§ **The exercise**:
Your task is to give the listing below back word for word, pictures excluded.

§ **Raw data**:
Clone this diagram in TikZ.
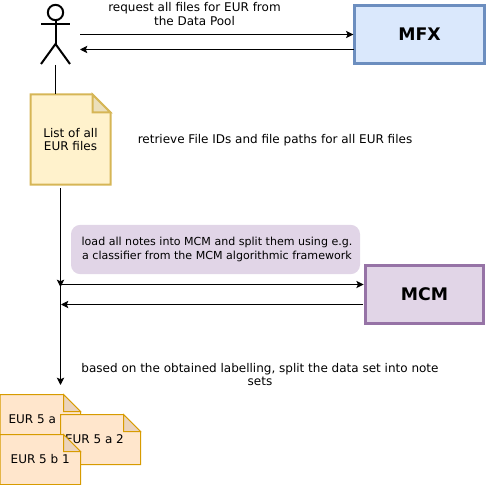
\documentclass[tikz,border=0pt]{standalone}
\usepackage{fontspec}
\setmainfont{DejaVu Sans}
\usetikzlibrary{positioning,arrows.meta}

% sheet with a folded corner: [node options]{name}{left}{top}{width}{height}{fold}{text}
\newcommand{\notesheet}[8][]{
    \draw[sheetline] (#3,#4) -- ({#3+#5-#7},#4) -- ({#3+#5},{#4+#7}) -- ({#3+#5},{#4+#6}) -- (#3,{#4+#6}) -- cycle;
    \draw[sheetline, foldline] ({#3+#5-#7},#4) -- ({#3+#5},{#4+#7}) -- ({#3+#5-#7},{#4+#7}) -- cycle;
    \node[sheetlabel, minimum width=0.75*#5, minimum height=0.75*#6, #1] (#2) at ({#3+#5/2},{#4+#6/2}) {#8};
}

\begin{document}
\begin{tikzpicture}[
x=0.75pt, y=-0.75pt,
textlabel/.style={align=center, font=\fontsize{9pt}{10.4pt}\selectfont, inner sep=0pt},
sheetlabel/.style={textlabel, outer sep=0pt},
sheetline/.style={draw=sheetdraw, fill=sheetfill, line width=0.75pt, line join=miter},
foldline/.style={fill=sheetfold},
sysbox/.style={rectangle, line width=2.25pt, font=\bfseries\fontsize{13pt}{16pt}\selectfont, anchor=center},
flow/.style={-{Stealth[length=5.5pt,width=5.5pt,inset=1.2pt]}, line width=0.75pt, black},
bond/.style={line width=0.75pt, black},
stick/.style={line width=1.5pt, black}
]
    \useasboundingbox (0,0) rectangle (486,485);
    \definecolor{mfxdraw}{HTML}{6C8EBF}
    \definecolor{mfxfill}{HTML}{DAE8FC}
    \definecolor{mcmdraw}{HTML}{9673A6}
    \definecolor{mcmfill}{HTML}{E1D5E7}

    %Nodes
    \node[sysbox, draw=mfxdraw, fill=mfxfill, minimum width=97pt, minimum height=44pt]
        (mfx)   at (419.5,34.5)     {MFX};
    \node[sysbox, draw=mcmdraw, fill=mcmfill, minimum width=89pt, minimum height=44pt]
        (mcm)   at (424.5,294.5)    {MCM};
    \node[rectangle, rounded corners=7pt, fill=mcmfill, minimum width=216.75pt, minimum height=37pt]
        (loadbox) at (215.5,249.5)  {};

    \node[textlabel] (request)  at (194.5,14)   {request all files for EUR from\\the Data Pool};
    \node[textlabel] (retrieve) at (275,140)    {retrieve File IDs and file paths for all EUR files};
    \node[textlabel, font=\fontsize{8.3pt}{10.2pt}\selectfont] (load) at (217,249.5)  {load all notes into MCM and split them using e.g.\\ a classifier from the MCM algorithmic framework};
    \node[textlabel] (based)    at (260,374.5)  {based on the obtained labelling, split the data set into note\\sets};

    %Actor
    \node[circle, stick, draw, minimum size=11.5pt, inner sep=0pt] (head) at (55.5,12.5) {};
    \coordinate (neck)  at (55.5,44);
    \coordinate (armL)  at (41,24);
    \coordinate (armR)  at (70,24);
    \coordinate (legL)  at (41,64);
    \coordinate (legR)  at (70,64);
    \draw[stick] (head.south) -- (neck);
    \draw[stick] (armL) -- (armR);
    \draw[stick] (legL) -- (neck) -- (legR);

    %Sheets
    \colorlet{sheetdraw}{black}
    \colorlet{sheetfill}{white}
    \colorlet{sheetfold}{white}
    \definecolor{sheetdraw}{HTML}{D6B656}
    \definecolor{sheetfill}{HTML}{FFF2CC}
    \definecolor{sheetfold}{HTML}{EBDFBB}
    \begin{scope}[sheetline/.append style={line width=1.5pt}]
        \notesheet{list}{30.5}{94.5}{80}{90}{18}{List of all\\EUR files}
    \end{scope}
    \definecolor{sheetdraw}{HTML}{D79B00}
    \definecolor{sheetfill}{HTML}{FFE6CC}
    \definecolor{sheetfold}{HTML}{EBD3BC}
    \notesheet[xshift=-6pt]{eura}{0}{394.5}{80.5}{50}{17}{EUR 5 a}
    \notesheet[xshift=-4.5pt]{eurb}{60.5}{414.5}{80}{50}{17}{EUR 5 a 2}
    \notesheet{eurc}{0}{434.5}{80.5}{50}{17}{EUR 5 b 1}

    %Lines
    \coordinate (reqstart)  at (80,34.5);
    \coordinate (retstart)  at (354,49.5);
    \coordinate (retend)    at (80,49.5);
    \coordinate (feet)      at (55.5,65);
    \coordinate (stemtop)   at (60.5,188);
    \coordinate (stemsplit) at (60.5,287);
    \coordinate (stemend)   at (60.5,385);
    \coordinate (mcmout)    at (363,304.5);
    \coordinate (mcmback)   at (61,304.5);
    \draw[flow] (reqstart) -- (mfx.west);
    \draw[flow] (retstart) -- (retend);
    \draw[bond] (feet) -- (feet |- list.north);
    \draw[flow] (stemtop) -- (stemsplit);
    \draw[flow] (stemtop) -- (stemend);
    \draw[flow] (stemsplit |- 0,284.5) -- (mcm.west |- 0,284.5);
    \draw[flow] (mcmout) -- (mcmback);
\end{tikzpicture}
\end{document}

§ **Expected output**:
Clone this diagram in TikZ.
\documentclass[tikz,border=0pt]{standalone}
\usepackage{fontspec}
\setmainfont{DejaVu Sans}
\usetikzlibrary{positioning,arrows.meta}

% sheet with a folded corner: [node options]{name}{left}{top}{width}{height}{fold}{text}
\newcommand{\notesheet}[8][]{
    \draw[sheetline] (#3,#4) -- ({#3+#5-#7},#4) -- ({#3+#5},{#4+#7}) -- ({#3+#5},{#4+#6}) -- (#3,{#4+#6}) -- cycle;
    \draw[sheetline, foldline] ({#3+#5-#7},#4) -- ({#3+#5},{#4+#7}) -- ({#3+#5-#7},{#4+#7}) -- cycle;
    \node[sheetlabel, minimum width=0.75*#5, minimum height=0.75*#6, #1] (#2) at ({#3+#5/2},{#4+#6/2}) {#8};
}

\begin{document}
\begin{tikzpicture}[
x=0.75pt, y=-0.75pt,
textlabel/.style={align=center, font=\fontsize{9pt}{10.4pt}\selectfont, inner sep=0pt},
sheetlabel/.style={textlabel, outer sep=0pt},
sheetline/.style={draw=sheetdraw, fill=sheetfill, line width=0.75pt, line join=miter},
foldline/.style={fill=sheetfold},
sysbox/.style={rectangle, line width=2.25pt, font=\bfseries\fontsize{13pt}{16pt}\selectfont, anchor=center},
flow/.style={-{Stealth[length=5.5pt,width=5.5pt,inset=1.2pt]}, line width=0.75pt, black},
bond/.style={line width=0.75pt, black},
stick/.style={line width=1.5pt, black}
]
    \useasboundingbox (0,0) rectangle (486,485);
    \definecolor{mfxdraw}{HTML}{6C8EBF}
    \definecolor{mfxfill}{HTML}{DAE8FC}
    \definecolor{mcmdraw}{HTML}{9673A6}
    \definecolor{mcmfill}{HTML}{E1D5E7}

    %Nodes
    \node[sysbox, draw=mfxdraw, fill=mfxfill, minimum width=97pt, minimum height=44pt]
        (mfx)   at (419.5,34.5)     {MFX};
    \node[sysbox, draw=mcmdraw, fill=mcmfill, minimum width=89pt, minimum height=44pt]
        (mcm)   at (424.5,294.5)    {MCM};
    \node[rectangle, rounded corners=7pt, fill=mcmfill, minimum width=216.75pt, minimum height=37pt]
        (loadbox) at (215.5,249.5)  {};

    \node[textlabel] (request)  at (194.5,14)   {request all files for EUR from\\the Data Pool};
    \node[textlabel] (retrieve) at (275,140)    {retrieve File IDs and file paths for all EUR files};
    \node[textlabel, font=\fontsize{8.3pt}{10.2pt}\selectfont] (load) at (217,249.5)  {load all notes into MCM and split them using e.g.\\ a classifier from the MCM algorithmic framework};
    \node[textlabel] (based)    at (260,374.5)  {based on the obtained labelling, split the data set into note\\sets};

    %Actor
    \node[circle, stick, draw, minimum size=11.5pt, inner sep=0pt] (head) at (55.5,12.5) {};
    \coordinate (neck)  at (55.5,44);
    \coordinate (armL)  at (41,24);
    \coordinate (armR)  at (70,24);
    \coordinate (legL)  at (41,64);
    \coordinate (legR)  at (70,64);
    \draw[stick] (head.south) -- (neck);
    \draw[stick] (armL) -- (armR);
    \draw[stick] (legL) -- (neck) -- (legR);

    %Sheets
    \colorlet{sheetdraw}{black}
    \colorlet{sheetfill}{white}
    \colorlet{sheetfold}{white}
    \definecolor{sheetdraw}{HTML}{D6B656}
    \definecolor{sheetfill}{HTML}{FFF2CC}
    \definecolor{sheetfold}{HTML}{EBDFBB}
    \begin{scope}[sheetline/.append style={line width=1.5pt}]
        \notesheet{list}{30.5}{94.5}{80}{90}{18}{List of all\\EUR files}
    \end{scope}
    \definecolor{sheetdraw}{HTML}{D79B00}
    \definecolor{sheetfill}{HTML}{FFE6CC}
    \definecolor{sheetfold}{HTML}{EBD3BC}
    \notesheet[xshift=-6pt]{eura}{0}{394.5}{80.5}{50}{17}{EUR 5 a}
    \notesheet[xshift=-4.5pt]{eurb}{60.5}{414.5}{80}{50}{17}{EUR 5 a 2}
    \notesheet{eurc}{0}{434.5}{80.5}{50}{17}{EUR 5 b 1}

    %Lines
    \coordinate (reqstart)  at (80,34.5);
    \coordinate (retstart)  at (354,49.5);
    \coordinate (retend)    at (80,49.5);
    \coordinate (feet)      at (55.5,65);
    \coordinate (stemtop)   at (60.5,188);
    \coordinate (stemsplit) at (60.5,287);
    \coordinate (stemend)   at (60.5,385);
    \coordinate (mcmout)    at (363,304.5);
    \coordinate (mcmback)   at (61,304.5);
    \draw[flow] (reqstart) -- (mfx.west);
    \draw[flow] (retstart) -- (retend);
    \draw[bond] (feet) -- (feet |- list.north);
    \draw[flow] (stemtop) -- (stemsplit);
    \draw[flow] (stemtop) -- (stemend);
    \draw[flow] (stemsplit |- 0,284.5) -- (mcm.west |- 0,284.5);
    \draw[flow] (mcmout) -- (mcmback);
\end{tikzpicture}
\end{document}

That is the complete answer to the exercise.